Post 463: Different Kinds Of Office Hours
I use many different kinds of Office Hours. At my job, for each hour of class you teach, you need to have one hour of office hours, so if you teach 2 classes, you need to have 2 hours of office hours per week. I give my 2 hours of office hours each week through Zoom.
1. One-on-One Zoom meeting--During my one-on-one Zoom meetings, students who need help with their work schedule a Zoom session with me. We then meet one-on-one to discuss a student's grades, and students can go over their work, or ask questions about their assignments. I would use the Zoom whiteboard as the student, for instance, goes over their Essay 1 rough draft. I ask the student what his thesis statement is and we work that out, and then after we write a good thesis and outline, we then fill in the paragraphs together. I would ask the student 'What three main reasons do you have for this claim?" Then, those three reasons become the student's body paragraphs. We finish a rough draft or an outline together. After we work together, the student understands how to do a 5 paragraph essay structure.
2. One-on-One Zoom Meeting with other students who take turns. Each student takes turn to have a one-on-one meeting. Each student either waits in the waiting room, or each student watches other students correct their rough draft or watch another student create their paper from scratch on the Zoom white board and they learn from each other's mistakes.
3. Mini-Lesson Office Hour--I teach a mini=lesson based on student request of material they did not understand. For instance, I had several ESL students ask me to create a lesson on how to use the past tense in English. So, I taught a short lesson on the different past tenses in English. Then, we would have a long Q/A about these tenses. This mini lesson is a supplement to their syllabus, but is not an official assignment, just something extra students were having trouble understanding.
4. Required Office Hour Meetings for At-risk students--If a student's average falls below 70%, students are required to attend a Zoom meeting to improve their grade. These students with low grades are usually behind in their work and require a lot of remedial work.
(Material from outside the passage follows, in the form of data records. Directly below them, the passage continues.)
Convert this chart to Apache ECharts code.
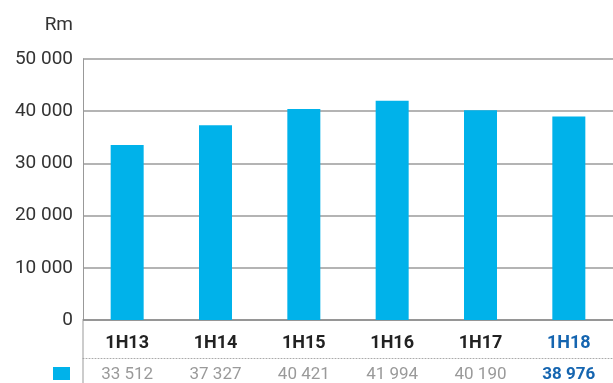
<!DOCTYPE html>
<html><head><meta charset="utf-8">
<script src="https://cdn.jsdelivr.net/npm/echarts@6/dist/echarts.min.js"></script>
<style>html,body{margin:0;padding:0;background:#fff}#c{width:613px;height:383px}</style>
</head><body><div id="c"></div>
<script>
var categories = ['1H13','1H14','1H15','1H16','1H17','1H18'];
var values = [33512, 37327, 40421, 41994, 40190, 38976];
var yTicks = [0, 10000, 20000, 30000, 40000, 50000];
var unitLabel = 'Rm';

function fmt(v){ return String(v).replace(/\B(?=(\d{3})+(?!\d))/g, ' '); }

var FONT = 'Roboto';
var chart = echarts.init(document.getElementById('c'), null, {renderer:'canvas'});
var last = categories.length - 1;
chart.setOption({
  animation: false,
  textStyle: {fontFamily: FONT},
  grid: {left: 83, top: 59, width: 543, height: 262, containLabel: false},
  xAxis: [{
    type: 'category', data: categories, position: 'bottom',
    axisLine: {lineStyle: {color: '#8c8c8c', width: 1.5}},
    axisTick: {show: false},
    axisLabel: {
      margin: 14,
      formatter: function(v, i){ return i === last ? '{h|' + v + '}' : '{n|' + v + '}'; },
      rich: {n: {fontSize: 18, fontWeight: 'bold', color: '#222', fontFamily: FONT},
             h: {fontSize: 18, fontWeight: 'bold', color: '#1565b0', fontFamily: FONT}}
    }
  }, {
    type: 'category', data: values.map(fmt), position: 'bottom', offset: 38,
    axisLine: {show: true, lineStyle: {color: '#aaa', type: [1, 2], width: 1}},
    axisTick: {show: false},
    axisLabel: {
      margin: 8,
      formatter: function(v, i){ return i === last ? '{h|' + v + '}' : '{n|' + v + '}'; },
      rich: {n: {fontSize: 17, color: '#9a9a9a', fontFamily: FONT},
             h: {fontSize: 17, fontWeight: 'bold', color: '#1565b0', fontFamily: FONT}}
    }
  }],
  yAxis: {
    type: 'value', min: yTicks[0], max: yTicks[yTicks.length-1], interval: 10000,
    name: unitLabel, nameLocation: 'end', nameGap: 24,
    nameTextStyle: {fontSize: 19, color: '#333', align: 'right', padding: [0, 10, 0, 0]},
    axisLine: {show: true, lineStyle: {color: '#999', width: 1}},
    axisTick: {show: false},
    axisLabel: {fontSize: 19, color: '#333', margin: 10, formatter: function(v){ return fmt(v); }},
    splitLine: {lineStyle: {color: '#b4b4b4', width: 2}}
  },
  series: [{
    type: 'bar', data: values, xAxisIndex: 0, barWidth: 33,
    itemStyle: {color: '#00b2ea'}
  }],
  graphic: [
    {type: 'line', shape: {x1: 83, y1: 321, x2: 83, y2: 383}, style: {stroke: '#999', lineWidth: 1}, z: 10},
    {type: 'rect', shape: {x: 53, y: 367, width: 17, height: 13}, style: {fill: '#00b2ea'}}
  ]
});
</script></body></html>
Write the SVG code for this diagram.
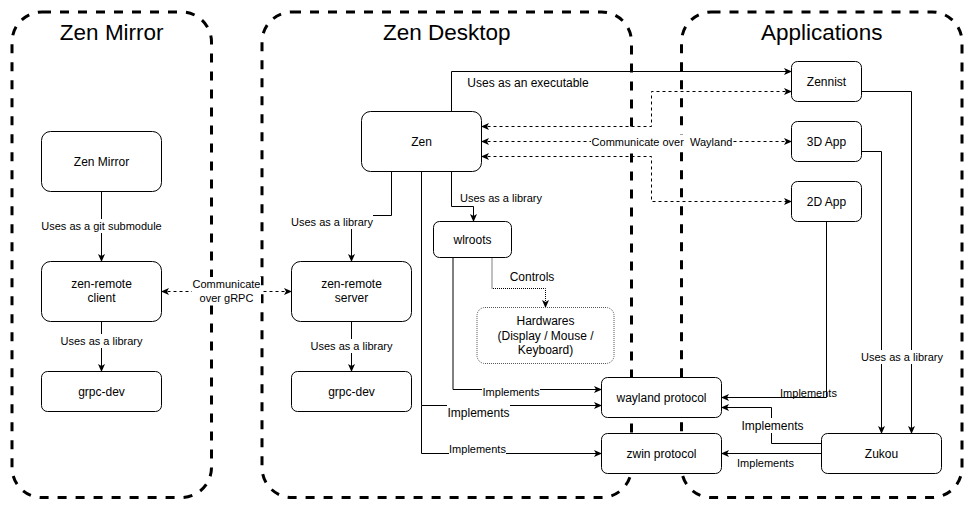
<svg xmlns="http://www.w3.org/2000/svg" width="973" height="519" viewBox="0 0 973 519">
<style>
.cont{fill:none;stroke:#000;stroke-width:3;stroke-dasharray:9 9}
.title{font-family:"Liberation Sans",Arial,sans-serif;font-size:22.5px;fill:#000;text-anchor:middle}
.node rect{fill:#fff;stroke:#000;stroke-width:1}
.node text{font-family:"Liberation Sans",Arial,sans-serif;font-size:12px;fill:#000;text-anchor:middle}
.e{fill:none;stroke:#000;stroke-width:1}
.dash{stroke-dasharray:3 3}
.dot{stroke-dasharray:1 1}
.lbl{font-family:"Liberation Sans",Arial,sans-serif;font-size:11px;fill:#000;text-anchor:middle}
.lbl12{font-size:12px}
.bg{fill:#fff;stroke:none}
</style>
<defs>
<marker id="arr" viewBox="0 0 8 8" refX="7.5" refY="4" markerWidth="8" markerHeight="8" markerUnits="userSpaceOnUse" orient="auto-start-reverse">
<path d="M0,0.5 L8,4 L0,7.5 L2,4 Z" fill="#000"/>
</marker>
</defs>
<rect width="973" height="519" fill="#fff"/>

<g id="containers">
<g id="zen-mirror-group">
<rect class="cont" x="12" y="12" width="199.5" height="485.5" rx="30"/>
<text class="title" x="111.75" y="40">Zen Mirror</text>
</g>
<g id="zen-desktop-group">
<rect class="cont" x="262" y="12" width="369.5" height="485.5" rx="30"/>
<text class="title" x="446.75" y="40">Zen Desktop</text>
</g>
<g id="applications-group">
<rect class="cont" x="681.5" y="12" width="280.5" height="485.5" rx="30"/>
<text class="title" x="821.75" y="40">Applications</text>
</g>
</g>

<g id="connectors">
<path class="e" d="M101.5,191.5 V261.5" marker-end="url(#arr)"/>
<path class="e" d="M101.5,321.5 V371.5" marker-end="url(#arr)"/>
<path class="e dash" d="M161.5,291.5 H291.5" marker-start="url(#arr)" marker-end="url(#arr)"/>
<path class="e" d="M391.5,171.5 V215.5 H351.5 V261.5" marker-end="url(#arr)"/>
<path class="e" d="M351.5,321.5 V371.5" marker-end="url(#arr)"/>
<path class="e" d="M451.5,171.5 V206.5 H473.5 V221.5" marker-end="url(#arr)"/>
<path class="e" d="M453,257.5 V389.5 H601.5" marker-end="url(#arr)"/>
<path class="e dot" d="M492,257.5 V288.5 H545.5 V307.5" marker-end="url(#arr)"/>
<path class="e" d="M421.5,171.5 V405.5 H601.5" marker-end="url(#arr)"/>
<path class="e" d="M421.5,405.5 V453.5 H601.5" marker-end="url(#arr)"/>
<path class="e" d="M451.5,111.5 V71.5 H791.5" marker-end="url(#arr)"/>
<path class="e dash" d="M481.5,126.5 H651.5 V91.5 H791.5" marker-start="url(#arr)" marker-end="url(#arr)"/>
<path class="e dash" d="M481.5,141.5 H791.5" marker-start="url(#arr)" marker-end="url(#arr)"/>
<path class="e dash" d="M481.5,156.5 H651.5 V201.5 H791.5" marker-start="url(#arr)" marker-end="url(#arr)"/>
<path class="e" d="M861.5,91.5 H911.5 V433.5" marker-end="url(#arr)"/>
<path class="e" d="M861.5,151.5 H881.5 V433.5" marker-end="url(#arr)"/>
<path class="e" d="M826.5,221.5 V397.5 H721.5" marker-end="url(#arr)"/>
<path class="e" d="M821.5,443.5 H771.5 V407.5 H721.5" marker-end="url(#arr)"/>
<path class="e" d="M821.5,453.5 H721.5" marker-end="url(#arr)"/>
</g>

<g id="edge-labels">
<rect class="bg" x="41" y="219" width="121" height="14"/>
<text class="lbl" x="101.5" y="230">Uses as a git submodule</text>
<rect class="bg" x="60" y="334" width="83" height="14"/>
<text class="lbl" x="101.5" y="345">Uses as a library</text>
<rect class="bg" x="192" y="277" width="69" height="28"/>
<text class="lbl" x="226.5" y="288">Communicate</text>
<text class="lbl" x="226.5" y="302">over gRPC</text>
<rect class="bg" x="291" y="215" width="82" height="14"/>
<text class="lbl" x="332" y="226">Uses as a library</text>
<rect class="bg" x="310" y="339" width="83" height="14"/>
<text class="lbl" x="351.5" y="350">Uses as a library</text>
<text class="lbl" x="501" y="201.5">Uses as a library</text>
<text class="lbl lbl12" x="532" y="281">Controls</text>
<text class="lbl lbl12" x="528" y="86.5">Uses as an executable</text>
<rect class="bg" x="591" y="134.5" width="142" height="14"/>
<text class="lbl" x="662" y="145.5" xml:space="preserve">Communicate over  Wayland</text>
<rect class="bg" x="482" y="385.5" width="58" height="14"/>
<text class="lbl" x="511" y="396">Implements</text>
<rect class="bg" x="447" y="404.5" width="63" height="15"/>
<text class="lbl lbl12" x="478.5" y="416.5">Implements</text>
<rect class="bg" x="449" y="441.5" width="57" height="14"/>
<text class="lbl" x="477.5" y="452.5">Implements</text>
<text class="lbl" x="808.5" y="396.5">Implements</text>
<rect class="bg" x="741" y="418" width="63" height="15"/>
<text class="lbl lbl12" x="772.5" y="430">Implements</text>
<text class="lbl" x="765.5" y="466.5">Implements</text>
<rect class="bg" x="860" y="350" width="84" height="14"/>
<text class="lbl" x="902" y="361">Uses as a library</text>
</g>

<g id="node-zen-mirror" class="node"><rect x="41.5" y="131.5" width="120" height="60" rx="9"/><text x="101.5" y="165.5">Zen Mirror</text></g>
<g id="node-zen-remote-client" class="node"><rect x="41.5" y="261.5" width="120" height="60" rx="9"/><text x="101.5" y="288">zen-remote</text><text x="101.5" y="302">client</text></g>
<g id="node-grpc-dev-left" class="node"><rect x="41.5" y="371.5" width="120" height="40" rx="6"/><text x="101.5" y="395.5">grpc-dev</text></g>
<g id="node-zen-remote-server" class="node"><rect x="291.5" y="261.5" width="120" height="60" rx="9"/><text x="351.5" y="288">zen-remote</text><text x="351.5" y="302">server</text></g>
<g id="node-grpc-dev-mid" class="node"><rect x="291.5" y="371.5" width="120" height="40" rx="6"/><text x="351.5" y="395.5">grpc-dev</text></g>
<g id="node-zen" class="node"><rect x="361.5" y="111.5" width="120" height="60" rx="9"/><text x="421.5" y="145.5">Zen</text></g>
<g id="node-wlroots" class="node"><rect x="433.5" y="221.5" width="78" height="36" rx="6"/><text x="472.5" y="243.5">wlroots</text></g>
<g id="node-hardwares" class="node"><rect x="477" y="307.5" width="137" height="56" rx="8" style="stroke:#555;stroke-dasharray:1 1"/><text x="545.5" y="325">Hardwares</text><text x="545.5" y="339.5">(Display / Mouse /</text><text x="545.5" y="354">Keyboard)</text></g>
<g id="node-wayland-protocol" class="node"><rect x="601.5" y="377.5" width="120" height="40" rx="6"/><text x="661.5" y="401.5">wayland protocol</text></g>
<g id="node-zwin-protocol" class="node"><rect x="601.5" y="433.5" width="120" height="40" rx="6"/><text x="661.5" y="457.5">zwin protocol</text></g>
<g id="node-zennist" class="node"><rect x="791.5" y="61.5" width="70" height="40" rx="6"/><text x="826.5" y="85.5">Zennist</text></g>
<g id="node-3d-app" class="node"><rect x="791.5" y="121.5" width="70" height="40" rx="6"/><text x="826.5" y="145.5">3D App</text></g>
<g id="node-2d-app" class="node"><rect x="791.5" y="181.5" width="70" height="40" rx="6"/><text x="826.5" y="205.5">2D App</text></g>
<g id="node-zukou" class="node"><rect x="821.5" y="433.5" width="120" height="40" rx="6"/><text x="881.5" y="457.5">Zukou</text></g>
</svg>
Sometimes, these sessions are one-on-one, sometimes I teach a group of low average students.
For all my office hours, I put aside time from my week for those office hours to help students who are behind in their work or for students who are super nervous and just want to make sure they got their essay right. These super nervous students include students for whom English is not their first language or for native speakers of English who have low confidence in their writing skills.
Many teachers do not like to have office hours because for many schools, they are not paid extra for office hours, and sometimes office hours lies outside the teaching load pay of teachings. I think students appreciate teachers who go out of their way to provide extra tutoring even if it is unpaid. After all, you will never get rich as a teacher anyway, so you might as well volunteer time to help students out!